## Figure scripts
•••••

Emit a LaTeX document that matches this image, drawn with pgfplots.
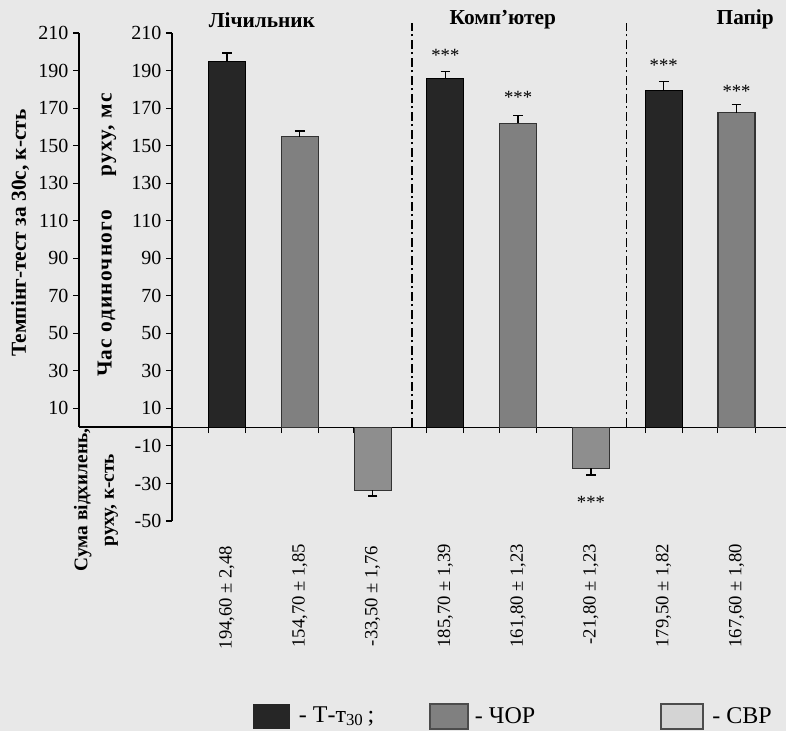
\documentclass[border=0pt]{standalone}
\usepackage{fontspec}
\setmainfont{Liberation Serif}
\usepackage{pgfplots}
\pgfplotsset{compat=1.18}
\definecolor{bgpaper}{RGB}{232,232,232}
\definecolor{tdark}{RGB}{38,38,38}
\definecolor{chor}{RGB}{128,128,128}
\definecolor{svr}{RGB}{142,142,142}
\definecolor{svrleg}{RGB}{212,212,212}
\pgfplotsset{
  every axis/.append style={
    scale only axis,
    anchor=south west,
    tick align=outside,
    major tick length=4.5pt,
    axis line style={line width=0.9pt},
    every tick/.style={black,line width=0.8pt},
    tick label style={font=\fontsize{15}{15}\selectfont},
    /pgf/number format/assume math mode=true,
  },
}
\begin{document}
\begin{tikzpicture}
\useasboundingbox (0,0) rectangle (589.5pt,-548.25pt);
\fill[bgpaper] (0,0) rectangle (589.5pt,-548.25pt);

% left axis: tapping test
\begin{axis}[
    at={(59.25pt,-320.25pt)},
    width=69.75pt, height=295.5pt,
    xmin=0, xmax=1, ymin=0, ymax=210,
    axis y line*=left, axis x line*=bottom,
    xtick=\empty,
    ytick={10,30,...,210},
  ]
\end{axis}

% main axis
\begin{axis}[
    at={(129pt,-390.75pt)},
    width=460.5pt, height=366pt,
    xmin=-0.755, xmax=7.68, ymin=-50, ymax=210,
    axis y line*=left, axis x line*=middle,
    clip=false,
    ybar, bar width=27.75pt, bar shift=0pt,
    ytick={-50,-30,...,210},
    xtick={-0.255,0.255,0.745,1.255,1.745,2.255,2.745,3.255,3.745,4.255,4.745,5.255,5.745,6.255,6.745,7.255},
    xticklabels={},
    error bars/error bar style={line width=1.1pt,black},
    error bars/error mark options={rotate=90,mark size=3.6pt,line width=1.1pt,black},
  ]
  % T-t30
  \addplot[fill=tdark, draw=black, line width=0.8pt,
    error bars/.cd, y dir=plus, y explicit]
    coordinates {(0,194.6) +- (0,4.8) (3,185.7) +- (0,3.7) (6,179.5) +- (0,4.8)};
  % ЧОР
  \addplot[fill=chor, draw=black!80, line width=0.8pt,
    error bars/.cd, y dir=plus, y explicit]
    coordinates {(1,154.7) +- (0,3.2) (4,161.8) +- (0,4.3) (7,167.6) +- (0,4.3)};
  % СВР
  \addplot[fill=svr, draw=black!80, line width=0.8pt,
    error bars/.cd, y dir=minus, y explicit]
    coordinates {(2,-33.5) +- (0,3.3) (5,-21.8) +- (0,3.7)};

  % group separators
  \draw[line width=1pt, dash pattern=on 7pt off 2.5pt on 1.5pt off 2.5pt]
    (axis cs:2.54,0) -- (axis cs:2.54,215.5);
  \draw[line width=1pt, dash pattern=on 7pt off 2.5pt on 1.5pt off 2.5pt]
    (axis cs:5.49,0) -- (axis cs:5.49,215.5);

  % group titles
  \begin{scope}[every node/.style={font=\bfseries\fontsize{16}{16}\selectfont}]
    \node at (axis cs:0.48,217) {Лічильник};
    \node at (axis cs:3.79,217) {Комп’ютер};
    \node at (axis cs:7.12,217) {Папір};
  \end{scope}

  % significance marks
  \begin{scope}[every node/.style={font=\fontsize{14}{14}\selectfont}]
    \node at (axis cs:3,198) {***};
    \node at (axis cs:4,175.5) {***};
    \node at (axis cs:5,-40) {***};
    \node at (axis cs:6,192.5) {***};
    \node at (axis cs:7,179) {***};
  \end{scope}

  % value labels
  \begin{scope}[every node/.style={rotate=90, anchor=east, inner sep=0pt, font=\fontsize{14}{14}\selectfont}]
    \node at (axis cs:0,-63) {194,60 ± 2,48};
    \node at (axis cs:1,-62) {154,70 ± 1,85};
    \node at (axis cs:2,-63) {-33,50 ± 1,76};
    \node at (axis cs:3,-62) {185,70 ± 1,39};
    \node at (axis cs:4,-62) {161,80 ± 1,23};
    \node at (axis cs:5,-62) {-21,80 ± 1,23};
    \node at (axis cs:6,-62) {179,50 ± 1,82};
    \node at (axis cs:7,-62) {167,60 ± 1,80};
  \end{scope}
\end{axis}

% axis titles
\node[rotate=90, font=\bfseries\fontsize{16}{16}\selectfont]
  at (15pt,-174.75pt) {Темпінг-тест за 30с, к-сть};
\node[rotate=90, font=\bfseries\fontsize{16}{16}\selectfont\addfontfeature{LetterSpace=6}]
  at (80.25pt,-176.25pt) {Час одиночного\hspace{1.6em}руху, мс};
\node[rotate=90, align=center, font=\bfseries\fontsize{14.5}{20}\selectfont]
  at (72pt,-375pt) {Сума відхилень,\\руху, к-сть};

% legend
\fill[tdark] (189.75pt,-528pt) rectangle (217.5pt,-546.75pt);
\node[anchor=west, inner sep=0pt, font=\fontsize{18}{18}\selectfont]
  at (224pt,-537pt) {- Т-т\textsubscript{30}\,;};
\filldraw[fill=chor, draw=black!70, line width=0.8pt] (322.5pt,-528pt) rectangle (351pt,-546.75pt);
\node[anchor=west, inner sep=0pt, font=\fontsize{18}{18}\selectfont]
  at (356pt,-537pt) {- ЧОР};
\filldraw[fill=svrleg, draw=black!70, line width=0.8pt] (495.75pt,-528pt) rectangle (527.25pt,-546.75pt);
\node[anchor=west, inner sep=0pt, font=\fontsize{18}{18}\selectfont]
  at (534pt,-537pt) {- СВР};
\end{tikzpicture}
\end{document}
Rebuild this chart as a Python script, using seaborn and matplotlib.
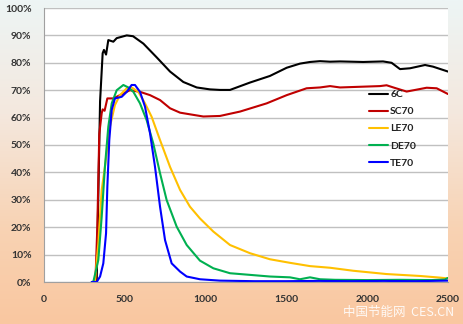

•••••

## Set task
In the entries above, find every line holding the word "this" and copy it out.

## Answer to the problem
Emit a LaTeX document that matches this image, drawn with pgfplots.
Rebuild this chart as a Python script, using seaborn and matplotlib.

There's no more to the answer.